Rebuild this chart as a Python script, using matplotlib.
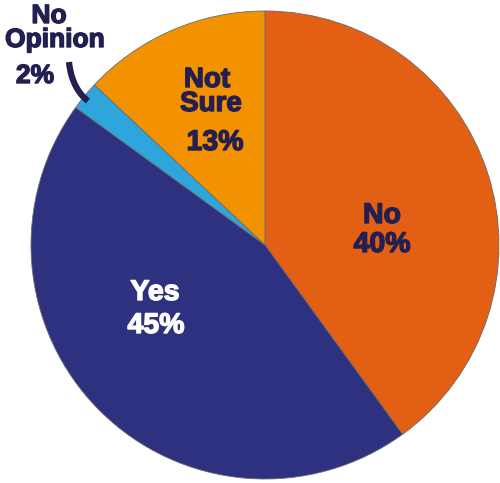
import matplotlib
matplotlib.use("Agg")
import matplotlib.pyplot as plt
from matplotlib.path import Path
from matplotlib.patches import PathPatch
import matplotlib.patheffects as pe

categories = ["No", "Yes", "No Opinion", "Not Sure"]
values = [40, 45, 2, 13]
colors = ["#E35F14", "#2E3080", "#2EA6DC", "#F39200"]

W, H = 500, 483
fig = plt.figure(figsize=(W / 100, H / 100), dpi=100)
ax = fig.add_axes([0, 0, 1, 1])

cx, cy, r = 265, H - 245, 234
ax.pie(values, colors=colors, startangle=90, counterclock=False,
       center=(cx, cy), radius=r, frame=True,
       wedgeprops=dict(edgecolor="#6a6a6a", linewidth=0.6))
ax.set_xlim(0, W)
ax.set_ylim(0, H)
ax.set_aspect("equal")
ax.axis("off")

dark = "#231F50"
font = dict(family=["Liberation Sans", "DejaVu Sans"], fontweight="bold", ha="center", va="baseline")

def t(x, y, s, size, color=dark):
    ax.text(x, H - y, s, fontsize=size, color=color,
            path_effects=[pe.withStroke(linewidth=1.0, foreground=color)], **font)

# No 40%
t(382, 223, "No", 20.5)
t(382, 252, "40%", 20.5)
# Yes 45%
t(155, 300, "Yes", 20.5, "white")
t(156, 333, "45%", 20.5, "white")
# Not Sure 13%
t(207, 87, "Not", 20)
t(211, 111, "Sure", 20)
t(215, 150, "13%", 20.5)
# No Opinion 2%
t(49, 23, "No", 19)
t(55, 47, "Opinion", 19)
t(35, 83, "2%", 19)

# connector
verts = [(69, H - 62), (71, H - 82), (79, H - 94), (88, H - 101)]
path = Path(verts, [Path.MOVETO, Path.CURVE4, Path.CURVE4, Path.CURVE4])
ax.add_patch(PathPatch(path, facecolor="none", edgecolor=dark, linewidth=4.5, capstyle="butt"))

fig.savefig("out.png", dpi=100)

################

- **AIM OF THE TASK**: Return a copy of every line that includes the word "matplotlib".

- **ANSWER BELOW**:
Rebuild this chart as a Python script, using matplotlib.
import matplotlib
matplotlib.use("Agg")
import matplotlib.pyplot as plt
from matplotlib.path import Path
from matplotlib.patches import PathPatch
import matplotlib.patheffects as pe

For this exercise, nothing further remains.